▶ **Set exercise**
Transcribe the data in full and exactly, omitting any pictures.

▶ **Source excerpt**
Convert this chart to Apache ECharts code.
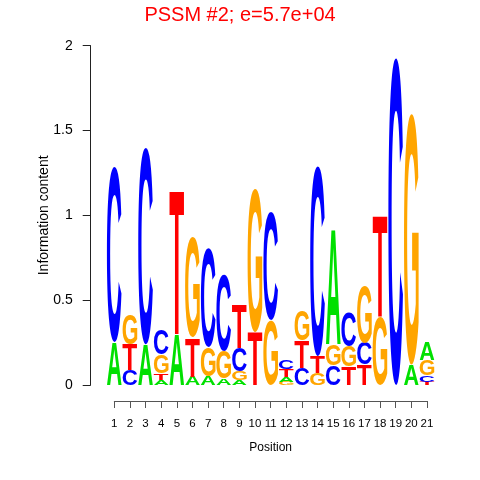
<!DOCTYPE html>
<html>
<head>
<meta charset="utf-8">
<script src="https://cdn.jsdelivr.net/npm/echarts@6/dist/echarts.min.js"></script>
<style>
  html, body { margin: 0; padding: 0; background: #fff; }
  #logo { width: 480px; height: 480px; }
</style>
</head>
<body>
<div id="logo"></div>
<script>
// positions of the motif
const positions = [1,2,3,4,5,6,7,8,9,10,11,12,13,14,15,16,17,18,19,20,21];
// letter heights (bits) per position
const letterA = [0.25,0,0.24,0.03,0.30,0.05,0.05,0.04,0.03,0,0,0.03,0,0,0.68,0,0,0,0,0.12,0.11];
const letterC = [1.03,0.09,1.16,0.15,0,0,0.58,0.45,0.14,0,0.64,0.05,0.10,1.12,0.115,0.20,0.13,0,1.93,0,0.04];
const letterG = [0,0.18,0,0.11,0,0.59,0.17,0.16,0.05,0.85,0.38,0.02,0.18,0.07,0.125,0.12,0.33,0.40,0,1.48,0.09];
const letterT = [0,0.15,0,0.04,0.85,0.23,0,0,0.26,0.31,0,0.045,0.16,0.10,0,0.11,0.12,0.60,0,0,0.02];
const yTicks = [0, 0.5, 1, 1.5, 2];

const letterColor = { A: '#00E000', C: '#0000FF', G: '#FFA500', T: '#FF0000' };
const FONT = 'bold 100px "Liberation Sans", Arial, sans-serif';

// measure the ink box of each glyph (zrender draws plain text with baseline 'middle')
const metrics = {};
(function(){
    const ctx = document.createElement('canvas').getContext('2d');
    ctx.font = FONT;
    ctx.textBaseline = 'middle';
    ctx.textAlign = 'left';
    ['A','C','G','T'].forEach(l => {
        const m = ctx.measureText(l);
        metrics[l] = {
            left: m.actualBoundingBoxLeft,
            right: m.actualBoundingBoxRight,
            asc: m.actualBoundingBoxAscent,
            desc: m.actualBoundingBoxDescent
        };
    });
})();

function renderItem(params, api){
    const i = params.dataIndex;
    const x = api.value(0);
    const pL = api.coord([x - 0.5, 0]);
    const pR = api.coord([x + 0.5, 0]);
    const w = (pR[0] - pL[0]) * 0.94;
    const x0 = (pL[0] + pR[0]) / 2 - w / 2;
    let stack = [
        ['A', letterA[i]], ['C', letterC[i]], ['G', letterG[i]], ['T', letterT[i]]
    ].filter(d => d[1] > 0).sort((a, b) => a[1] - b[1]);
    let acc = 0;
    const children = [];
    stack.forEach(d => {
        const yb = api.coord([x, acc])[1];
        const yt = api.coord([x, acc + d[1]])[1];
        acc += d[1];
        const h = yb - yt;
        const m = metrics[d[0]];
        const sx = w / (m.left + m.right);
        const sy = h / (m.asc + m.desc);
        children.push({
            type: 'text',
            x: x0 + m.left * sx,
            y: yt + m.asc * sy,
            scaleX: sx,
            scaleY: sy,
            silent: true,
            style: {
                text: d[0],
                x: 0,
                y: 0,
                font: FONT,
                align: 'left',
                verticalAlign: 'middle',
                fill: letterColor[d[0]]
            }
        });
    });
    return { type: 'group', children: children };
}

const chart = echarts.init(document.getElementById('logo'), null, { renderer: 'canvas' });
const fam = '"Liberation Sans", Arial, sans-serif';
chart.setOption({
    animation: false,
    backgroundColor: '#fff',
    title: {
        text: 'PSSM #2; e=5.7e+04',
        left: 'center',
        top: 0,
        textStyle: { color: '#FF0000', fontSize: 20, fontWeight: 'normal', fontFamily: fam }
    },
    grid: [
        { left: 106.5, right: 45.2, top: 45.7, bottom: 95 },
        { left: 114.3, right: 53, top: 45.7, bottom: 95 }
    ],
    xAxis: [
        { type: 'value', gridIndex: 0, min: 0.5, max: 21.5, show: false },
        {
            type: 'value', gridIndex: 1, min: 1, max: 21, interval: 1, offset: 16,
            name: 'Position', nameLocation: 'middle', nameGap: 41, nameMoveOverlap: false,
            nameTextStyle: { fontSize: 12, color: '#000', fontFamily: fam },
            axisLine: { show: true, onZero: false, lineStyle: { color: '#555', width: 1 } },
            axisTick: { show: true, length: 7, lineStyle: { color: '#555' } },
            axisLabel: {
                fontSize: 11.5, color: '#000', fontFamily: fam, margin: 17,
                formatter: v => positions.indexOf(v) >= 0 ? String(v) : ''
            },
            splitLine: { show: false }
        }
    ],
    yAxis: [
        {
            type: 'value', gridIndex: 0, min: yTicks[0], max: yTicks[yTicks.length - 1], interval: 0.5, offset: 15.8,
            name: 'Information content', nameLocation: 'middle', nameGap: 40, nameMoveOverlap: false,
            nameTextStyle: { fontSize: 14, color: '#000', fontFamily: fam },
            axisLine: { show: true, onZero: false, lineStyle: { color: '#222', width: 1 } },
            axisTick: { show: true, length: 8, lineStyle: { color: '#222' } },
            axisLabel: { fontSize: 14, color: '#000', fontFamily: fam, margin: 18 },
            splitLine: { show: false }
        },
        { type: 'value', gridIndex: 1, min: 0, max: 2, show: false }
    ],
    series: [{
        type: 'custom',
        xAxisIndex: 0,
        yAxisIndex: 0,
        renderItem: renderItem,
        data: positions.map(p => [p]),
        clip: false
    }]
});
</script>
</body>
</html>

▶ **Exercise output**
Convert this chart to Apache ECharts code.
<!DOCTYPE html>
<html>
<head>
<meta charset="utf-8">
<script src="https://cdn.jsdelivr.net/npm/echarts@6/dist/echarts.min.js"></script>
<style>
  html, body { margin: 0; padding: 0; background: #fff; }
  #logo { width: 480px; height: 480px; }
</style>
</head>
<body>
<div id="logo"></div>
<script>
// positions of the motif
const positions = [1,2,3,4,5,6,7,8,9,10,11,12,13,14,15,16,17,18,19,20,21];
// letter heights (bits) per position
const letterA = [0.25,0,0.24,0.03,0.30,0.05,0.05,0.04,0.03,0,0,0.03,0,0,0.68,0,0,0,0,0.12,0.11];
const letterC = [1.03,0.09,1.16,0.15,0,0,0.58,0.45,0.14,0,0.64,0.05,0.10,1.12,0.115,0.20,0.13,0,1.93,0,0.04];
const letterG = [0,0.18,0,0.11,0,0.59,0.17,0.16,0.05,0.85,0.38,0.02,0.18,0.07,0.125,0.12,0.33,0.40,0,1.48,0.09];
const letterT = [0,0.15,0,0.04,0.85,0.23,0,0,0.26,0.31,0,0.045,0.16,0.10,0,0.11,0.12,0.60,0,0,0.02];
const yTicks = [0, 0.5, 1, 1.5, 2];

const letterColor = { A: '#00E000', C: '#0000FF', G: '#FFA500', T: '#FF0000' };
const FONT = 'bold 100px "Liberation Sans", Arial, sans-serif';

// measure the ink box of each glyph (zrender draws plain text with baseline 'middle')
const metrics = {};
(function(){
    const ctx = document.createElement('canvas').getContext('2d');
    ctx.font = FONT;
    ctx.textBaseline = 'middle';
    ctx.textAlign = 'left';
    ['A','C','G','T'].forEach(l => {
        const m = ctx.measureText(l);
        metrics[l] = {
            left: m.actualBoundingBoxLeft,
            right: m.actualBoundingBoxRight,
            asc: m.actualBoundingBoxAscent,
            desc: m.actualBoundingBoxDescent
        };
    });
})();

function renderItem(params, api){
    const i = params.dataIndex;
    const x = api.value(0);
    const pL = api.coord([x - 0.5, 0]);
    const pR = api.coord([x + 0.5, 0]);
    const w = (pR[0] - pL[0]) * 0.94;
    const x0 = (pL[0] + pR[0]) / 2 - w / 2;
    let stack = [
        ['A', letterA[i]], ['C', letterC[i]], ['G', letterG[i]], ['T', letterT[i]]
    ].filter(d => d[1] > 0).sort((a, b) => a[1] - b[1]);
    let acc = 0;
    const children = [];
    stack.forEach(d => {
        const yb = api.coord([x, acc])[1];
        const yt = api.coord([x, acc + d[1]])[1];
        acc += d[1];
        const h = yb - yt;
        const m = metrics[d[0]];
        const sx = w / (m.left + m.right);
        const sy = h / (m.asc + m.desc);
        children.push({
            type: 'text',
            x: x0 + m.left * sx,
            y: yt + m.asc * sy,
            scaleX: sx,
            scaleY: sy,
            silent: true,
            style: {
                text: d[0],
                x: 0,
                y: 0,
                font: FONT,
                align: 'left',
                verticalAlign: 'middle',
                fill: letterColor[d[0]]
            }
        });
    });
    return { type: 'group', children: children };
}

const chart = echarts.init(document.getElementById('logo'), null, { renderer: 'canvas' });
const fam = '"Liberation Sans", Arial, sans-serif';
chart.setOption({
    animation: false,
    backgroundColor: '#fff',
    title: {
        text: 'PSSM #2; e=5.7e+04',
        left: 'center',
        top: 0,
        textStyle: { color: '#FF0000', fontSize: 20, fontWeight: 'normal', fontFamily: fam }
    },
    grid: [
        { left: 106.5, right: 45.2, top: 45.7, bottom: 95 },
        { left: 114.3, right: 53, top: 45.7, bottom: 95 }
    ],
    xAxis: [
        { type: 'value', gridIndex: 0, min: 0.5, max: 21.5, show: false },
        {
            type: 'value', gridIndex: 1, min: 1, max: 21, interval: 1, offset: 16,
            name: 'Position', nameLocation: 'middle', nameGap: 41, nameMoveOverlap: false,
            nameTextStyle: { fontSize: 12, color: '#000', fontFamily: fam },
            axisLine: { show: true, onZero: false, lineStyle: { color: '#555', width: 1 } },
            axisTick: { show: true, length: 7, lineStyle: { color: '#555' } },
            axisLabel: {
                fontSize: 11.5, color: '#000', fontFamily: fam, margin: 17,
                formatter: v => positions.indexOf(v) >= 0 ? String(v) : ''
            },
            splitLine: { show: false }
        }
    ],
    yAxis: [
        {
            type: 'value', gridIndex: 0, min: yTicks[0], max: yTicks[yTicks.length - 1], interval: 0.5, offset: 15.8,
            name: 'Information content', nameLocation: 'middle', nameGap: 40, nameMoveOverlap: false,
            nameTextStyle: { fontSize: 14, color: '#000', fontFamily: fam },
            axisLine: { show: true, onZero: false, lineStyle: { color: '#222', width: 1 } },
            axisTick: { show: true, length: 8, lineStyle: { color: '#222' } },
            axisLabel: { fontSize: 14, color: '#000', fontFamily: fam, margin: 18 },
            splitLine: { show: false }
        },
        { type: 'value', gridIndex: 1, min: 0, max: 2, show: false }
    ],
    series: [{
        type: 'custom',
        xAxisIndex: 0,
        yAxisIndex: 0,
        renderItem: renderItem,
        data: positions.map(p => [p]),
        clip: false
    }]
});
</script>
</body>
</html>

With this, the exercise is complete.